>> start

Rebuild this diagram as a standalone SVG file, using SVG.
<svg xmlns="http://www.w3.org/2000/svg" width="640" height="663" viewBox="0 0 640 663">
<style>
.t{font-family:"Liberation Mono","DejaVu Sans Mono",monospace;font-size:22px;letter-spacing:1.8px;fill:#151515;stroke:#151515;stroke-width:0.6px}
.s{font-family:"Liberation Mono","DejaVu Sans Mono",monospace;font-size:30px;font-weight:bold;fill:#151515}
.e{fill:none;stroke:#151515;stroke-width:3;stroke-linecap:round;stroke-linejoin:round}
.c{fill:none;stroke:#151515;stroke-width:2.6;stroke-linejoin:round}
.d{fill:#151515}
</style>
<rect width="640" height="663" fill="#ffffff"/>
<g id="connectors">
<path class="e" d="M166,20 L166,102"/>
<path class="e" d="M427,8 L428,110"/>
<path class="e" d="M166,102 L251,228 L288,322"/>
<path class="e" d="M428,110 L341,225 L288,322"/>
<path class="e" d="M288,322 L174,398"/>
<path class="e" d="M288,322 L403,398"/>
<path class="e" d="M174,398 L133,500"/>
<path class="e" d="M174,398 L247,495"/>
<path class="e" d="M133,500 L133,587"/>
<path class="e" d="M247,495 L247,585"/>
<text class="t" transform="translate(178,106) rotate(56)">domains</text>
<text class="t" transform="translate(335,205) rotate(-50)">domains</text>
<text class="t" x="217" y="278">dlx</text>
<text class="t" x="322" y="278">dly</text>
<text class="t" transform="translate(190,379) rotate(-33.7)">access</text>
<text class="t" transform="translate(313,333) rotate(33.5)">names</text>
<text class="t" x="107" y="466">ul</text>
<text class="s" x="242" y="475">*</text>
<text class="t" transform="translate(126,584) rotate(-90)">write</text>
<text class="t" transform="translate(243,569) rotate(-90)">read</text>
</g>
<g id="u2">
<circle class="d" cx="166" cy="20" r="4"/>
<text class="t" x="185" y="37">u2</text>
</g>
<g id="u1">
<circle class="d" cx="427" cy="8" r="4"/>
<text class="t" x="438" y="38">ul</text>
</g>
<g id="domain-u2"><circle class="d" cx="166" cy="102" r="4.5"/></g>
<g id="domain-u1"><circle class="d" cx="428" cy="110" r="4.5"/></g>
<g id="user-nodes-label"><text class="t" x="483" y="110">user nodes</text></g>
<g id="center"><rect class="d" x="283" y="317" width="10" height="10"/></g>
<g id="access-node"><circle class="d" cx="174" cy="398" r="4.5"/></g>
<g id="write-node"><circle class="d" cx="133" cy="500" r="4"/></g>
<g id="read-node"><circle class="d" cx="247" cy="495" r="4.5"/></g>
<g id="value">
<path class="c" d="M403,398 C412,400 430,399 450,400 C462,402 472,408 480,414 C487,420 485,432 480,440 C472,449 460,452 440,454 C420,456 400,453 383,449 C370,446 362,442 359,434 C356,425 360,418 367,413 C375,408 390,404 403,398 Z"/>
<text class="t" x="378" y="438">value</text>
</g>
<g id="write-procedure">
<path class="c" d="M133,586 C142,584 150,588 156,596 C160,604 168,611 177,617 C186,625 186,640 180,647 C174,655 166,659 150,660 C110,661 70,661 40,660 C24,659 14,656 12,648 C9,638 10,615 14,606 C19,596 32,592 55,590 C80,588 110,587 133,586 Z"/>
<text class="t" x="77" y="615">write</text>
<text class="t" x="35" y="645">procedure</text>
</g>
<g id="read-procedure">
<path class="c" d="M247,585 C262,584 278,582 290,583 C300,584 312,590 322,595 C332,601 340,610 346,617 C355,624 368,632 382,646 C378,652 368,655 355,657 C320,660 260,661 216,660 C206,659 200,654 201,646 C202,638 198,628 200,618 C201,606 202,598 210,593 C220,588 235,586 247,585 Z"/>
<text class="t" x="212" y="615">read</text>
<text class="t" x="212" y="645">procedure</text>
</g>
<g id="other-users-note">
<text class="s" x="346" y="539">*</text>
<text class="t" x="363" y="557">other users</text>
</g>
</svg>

>> end

• _Task directions_:
Type the whole listing again, unaltered.

• _Full solution_:
Rebuild this diagram as a standalone SVG file, using SVG.
<svg xmlns="http://www.w3.org/2000/svg" width="640" height="663" viewBox="0 0 640 663">
<style>
.t{font-family:"Liberation Mono","DejaVu Sans Mono",monospace;font-size:22px;letter-spacing:1.8px;fill:#151515;stroke:#151515;stroke-width:0.6px}
.s{font-family:"Liberation Mono","DejaVu Sans Mono",monospace;font-size:30px;font-weight:bold;fill:#151515}
.e{fill:none;stroke:#151515;stroke-width:3;stroke-linecap:round;stroke-linejoin:round}
.c{fill:none;stroke:#151515;stroke-width:2.6;stroke-linejoin:round}
.d{fill:#151515}
</style>
<rect width="640" height="663" fill="#ffffff"/>
<g id="connectors">
<path class="e" d="M166,20 L166,102"/>
<path class="e" d="M427,8 L428,110"/>
<path class="e" d="M166,102 L251,228 L288,322"/>
<path class="e" d="M428,110 L341,225 L288,322"/>
<path class="e" d="M288,322 L174,398"/>
<path class="e" d="M288,322 L403,398"/>
<path class="e" d="M174,398 L133,500"/>
<path class="e" d="M174,398 L247,495"/>
<path class="e" d="M133,500 L133,587"/>
<path class="e" d="M247,495 L247,585"/>
<text class="t" transform="translate(178,106) rotate(56)">domains</text>
<text class="t" transform="translate(335,205) rotate(-50)">domains</text>
<text class="t" x="217" y="278">dlx</text>
<text class="t" x="322" y="278">dly</text>
<text class="t" transform="translate(190,379) rotate(-33.7)">access</text>
<text class="t" transform="translate(313,333) rotate(33.5)">names</text>
<text class="t" x="107" y="466">ul</text>
<text class="s" x="242" y="475">*</text>
<text class="t" transform="translate(126,584) rotate(-90)">write</text>
<text class="t" transform="translate(243,569) rotate(-90)">read</text>
</g>
<g id="u2">
<circle class="d" cx="166" cy="20" r="4"/>
<text class="t" x="185" y="37">u2</text>
</g>
<g id="u1">
<circle class="d" cx="427" cy="8" r="4"/>
<text class="t" x="438" y="38">ul</text>
</g>
<g id="domain-u2"><circle class="d" cx="166" cy="102" r="4.5"/></g>
<g id="domain-u1"><circle class="d" cx="428" cy="110" r="4.5"/></g>
<g id="user-nodes-label"><text class="t" x="483" y="110">user nodes</text></g>
<g id="center"><rect class="d" x="283" y="317" width="10" height="10"/></g>
<g id="access-node"><circle class="d" cx="174" cy="398" r="4.5"/></g>
<g id="write-node"><circle class="d" cx="133" cy="500" r="4"/></g>
<g id="read-node"><circle class="d" cx="247" cy="495" r="4.5"/></g>
<g id="value">
<path class="c" d="M403,398 C412,400 430,399 450,400 C462,402 472,408 480,414 C487,420 485,432 480,440 C472,449 460,452 440,454 C420,456 400,453 383,449 C370,446 362,442 359,434 C356,425 360,418 367,413 C375,408 390,404 403,398 Z"/>
<text class="t" x="378" y="438">value</text>
</g>
<g id="write-procedure">
<path class="c" d="M133,586 C142,584 150,588 156,596 C160,604 168,611 177,617 C186,625 186,640 180,647 C174,655 166,659 150,660 C110,661 70,661 40,660 C24,659 14,656 12,648 C9,638 10,615 14,606 C19,596 32,592 55,590 C80,588 110,587 133,586 Z"/>
<text class="t" x="77" y="615">write</text>
<text class="t" x="35" y="645">procedure</text>
</g>
<g id="read-procedure">
<path class="c" d="M247,585 C262,584 278,582 290,583 C300,584 312,590 322,595 C332,601 340,610 346,617 C355,624 368,632 382,646 C378,652 368,655 355,657 C320,660 260,661 216,660 C206,659 200,654 201,646 C202,638 198,628 200,618 C201,606 202,598 210,593 C220,588 235,586 247,585 Z"/>
<text class="t" x="212" y="615">read</text>
<text class="t" x="212" y="645">procedure</text>
</g>
<g id="other-users-note">
<text class="s" x="346" y="539">*</text>
<text class="t" x="363" y="557">other users</text>
</g>
</svg>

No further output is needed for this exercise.